What I didn't like, though, on these machine is that, they are not really much faster than a retail router fitted with custom firmware.

| Speed / Feature   | Power      | Size       | Choice                 |
| Doesn't matter /  | Low        | Small      | Get a retail router    |
| Doesn't matter    | (10W)      |            |                        |
| Doesn't matter /  | Low        | Small      | Get a retail router    |
| Complicated       | (10W)      |            | and replace firmware   |
| Moderate       /  | Low        | Small      | Use small atom board   |
| Doesn't matter    | (20W)      |            | use linux distros (1)  |
| Fast           /  | High       | Small      | Use mini-itx boards    |
| Complicated       | (~80W)     |            | consider desktop grade |
|                   |            |            | CPUs e.g. C2D, etc.    |
| Fast           /  | High       | Rack       | Consider commercial    |
| Complicated       | (~80W)     |            | routers, e.g. those    |
|                   |            |            | from Cisco.            |
|                   |            |            | (esp. second hand)     |
| Fast           /  | High       | Big        | Get a modern desktop   |
| Complicated       | (>100W)    |            | Computer and install   |
|                   |            |            | a router distribution  |

(1) See the wikipedia link above: http://en.wikipedia.org/wiki/List_of_router_or_firewall_distributions

The thing is, if you need to move data as fast as possible (i.e. saturating a Fast Ethernet or Gigabit ethernet port), you need a quick CPU to process the data, particularly if you are going to use (1) VPN and (2) firewall. By quick CPU i mean those CPU we use on desktop now. e.g. Core 2 Duo, Athlon II, etc.

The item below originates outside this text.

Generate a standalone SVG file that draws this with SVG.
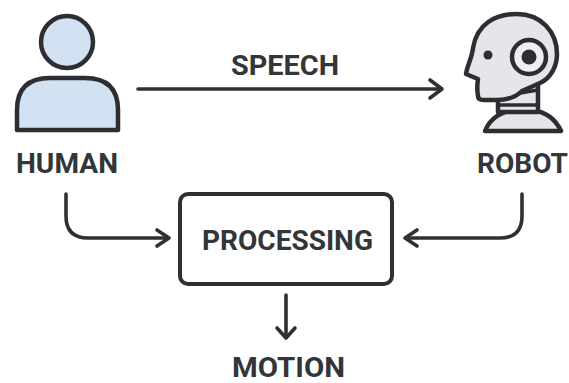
<svg xmlns="http://www.w3.org/2000/svg" width="569" height="383" viewBox="0 0 569 383">
<style>
.t{font-family:"Roboto","Liberation Sans",sans-serif;font-weight:700;font-size:27px;fill:#333538;text-anchor:middle}
.ln{fill:none;stroke:#2e3033;stroke-width:3.600;stroke-linecap:round;stroke-linejoin:round}
.ic{stroke:#2c2e32;stroke-width:4.500;stroke-linejoin:round}
</style>
<rect width="569" height="383" fill="#fff"/>
<g id="connectors" class="ln">
<path d="M138 89H441"/><path d="M430 80L442 89L430 98"/>
<path d="M66 194V216Q66 238 88 238H168"/><path d="M157 230L169 238L157 246"/>
<path d="M522 194V216Q522 238 500 238H406"/><path d="M417 230L405 238L417 246"/>
<path d="M286 295V337"/><path d="M277 328L286 338L295 328"/>
</g>
<text class="t" x="285" y="75" textLength="108" lengthAdjust="spacingAndGlyphs">SPEECH</text>
<g id="human">
<circle class="ic" cx="67" cy="42" r="26" fill="#d3e2f2"/>
<path class="ic" d="M17 130V110Q17 78 50 78H85Q118 78 118 110V130Z" fill="#d3e2f2"/>
<text class="t" x="67" y="173" textLength="102" lengthAdjust="spacingAndGlyphs">HUMAN</text>
</g>
<g id="robot">
<path class="ic" d="M485 131C490 118 503 110 517 110H532C546 112 556 120 561 131Z" fill="#e6e6ea"/>
<path class="ic" d="M498 100V112H538V82L498 100Z" fill="#e6e6ea"/>
<path d="M520 93L538 90M500 105H538" fill="none" stroke="#2c2e32" stroke-width="3.500"/>
<path class="ic" d="M478 96C477 90 477 85 478 79L466 74C467 66 472 58 473 48C477 24 495 14 517 14C541 14 557 32 557 54C557 66 551 78 540 83L522 91C516 97 506 100 497 100L484 100C480 100 478 99 478 96Z" fill="#e6e6ea"/>
<circle cx="488" cy="55" r="4.500" fill="#2c2e32"/>
<circle cx="529" cy="57" r="17" fill="#eeeef1" stroke="#2c2e32" stroke-width="4.500"/>
<circle cx="529" cy="57" r="7.500" fill="#2c2e32"/>
<text class="t" x="522.500" y="173" textLength="91" lengthAdjust="spacingAndGlyphs">ROBOT</text>
</g>
<g id="processing">
<rect x="180" y="194" width="212" height="90" rx="8" fill="#fff" stroke="#2e3033" stroke-width="4"/>
<text class="t" x="287.500" y="250" textLength="171" lengthAdjust="spacingAndGlyphs">PROCESSING</text>
</g>
<g id="motion">
<text class="t" x="288.500" y="376.500" textLength="113" lengthAdjust="spacingAndGlyphs">MOTION</text>
</g>
</svg>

Note that you may also want to get a i5 processor instead because of the speedup given by AES-NI instructions by the cryptography software if you eventually do plan to use the router to perform some other task e.g. file transfer with SCP, future possibilities of AES-NI compatible VPN software, etc.

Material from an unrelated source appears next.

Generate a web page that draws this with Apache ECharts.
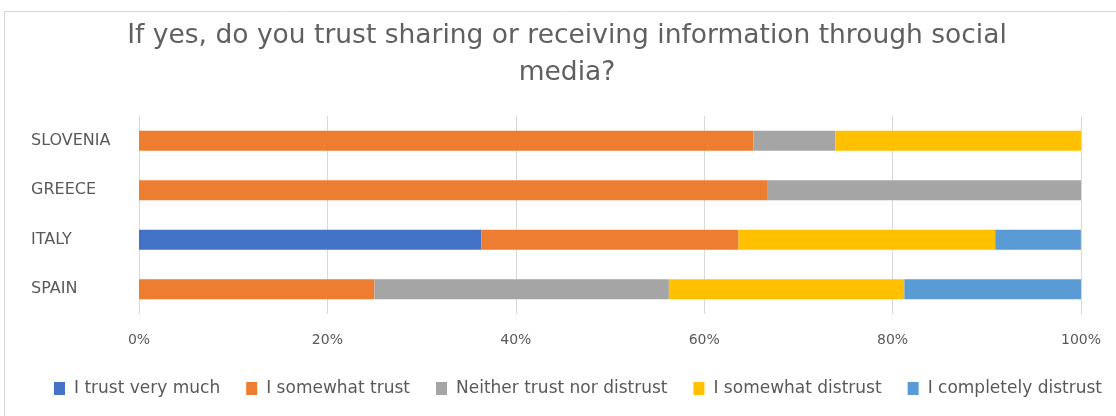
<!DOCTYPE html>
<html>
<head>
<meta charset="utf-8">
<style>
  html, body { margin: 0; padding: 0; background: #ffffff; }
  #chart { width: 1116px; height: 416px; }
</style>
<script src="https://cdn.jsdelivr.net/npm/echarts@6/dist/echarts.min.js"></script>
</head>
<body>
<div id="chart"></div>
<script>
// Countries, listed bottom to top on the category axis
const countries = ['SPAIN', 'ITALY', 'GREECE', 'SLOVENIA'];

// Share of answers per country (%), one array per answer option
const trustVeryMuch      = [0,     36.36, 0,     0];
const somewhatTrust      = [25,    27.27, 66.67, 65.22];
const neitherTrust       = [31.25, 0,     33.33, 8.70];
const somewhatDistrust   = [25,    27.27, 0,     26.09];
const completelyDistrust = [18.75, 9.09,  0,     0];

const seriesNames = ['I trust very much', 'I somewhat trust', 'Neither trust nor distrust', 'I somewhat distrust', 'I completely distrust'];
const seriesData = [trustVeryMuch, somewhatTrust, neitherTrust, somewhatDistrust, completelyDistrust];
const seriesColors = ['#4472C4', '#ED7D31', '#A5A5A5', '#FFC000', '#5B9BD5'];

const xTicks = [0, 20, 40, 60, 80, 100];

const textGray = '#595959';

const chart = echarts.init(document.getElementById('chart'), null, { renderer: 'canvas' });

chart.setOption({
  animation: false,
  backgroundColor: '#ffffff',
  color: seriesColors,
  graphic: [{
    type: 'rect',
    shape: { x: 4.5, y: 11.5, width: 1200, height: 500 },
    style: { fill: 'none', stroke: '#d9d9d9', lineWidth: 1 },
    silent: true
  }],
  title: {
    text: 'If yes, do you trust sharing or receiving information through social\nmedia?',
    left: 562,
    textAlign: 'center',
    top: 13,
    textStyle: {
      color: '#606060',
      fontFamily: 'DejaVu Sans',
      fontSize: 26.5,
      fontWeight: 'normal',
      lineHeight: 37
    }
  },
  legend: {
    bottom: 14,
    left: 49,
    itemWidth: 11,
    itemHeight: 13,
    itemGap: 26,
    icon: 'rect',
    textStyle: { color: textGray, fontFamily: 'DejaVu Sans', fontSize: 17, padding: [0, 0, 0, 4] },
    data: seriesNames
  },
  grid: { left: 139, right: 35, top: 116, bottom: 102, containLabel: false },
  xAxis: {
    type: 'value',
    min: 0,
    max: 100,
    interval: 20,
    axisLine: { show: false },
    axisTick: { show: false },
    splitLine: { show: true, lineStyle: { color: '#d9d9d9', width: 1 } },
    axisLabel: {
      color: textGray,
      fontFamily: 'DejaVu Sans',
      fontSize: 14,
      margin: 19,
      formatter: v => (xTicks.includes(v) ? v + '%' : '')
    }
  },
  yAxis: {
    type: 'category',
    data: countries,
    axisLine: { show: false },
    axisTick: { show: false },
    axisLabel: {
      color: textGray,
      fontFamily: 'DejaVu Sans',
      fontSize: 16,
      align: 'left',
      margin: 108
    }
  },
  series: seriesNames.map((name, i) => ({
    name: name,
    type: 'bar',
    stack: 'total',
    barCategoryGap: '60%',
    data: seriesData[i],
    itemStyle: { color: seriesColors[i] }
  }))
});
</script>
</body>
</html>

There is a myriad of linux distributions specifically tailored for this purpose. The hardware you link to should be more than sufficient for most of these.


I myself used an old compaq presario 266mhz laptop with two NICs as a router for years until I upgraded to a big fat fileserver. Debian was the distro I used on the old machine, and I now run Ubuntu. With a few security packages installed most distributions can be used for a router though obviously the feature-set changes.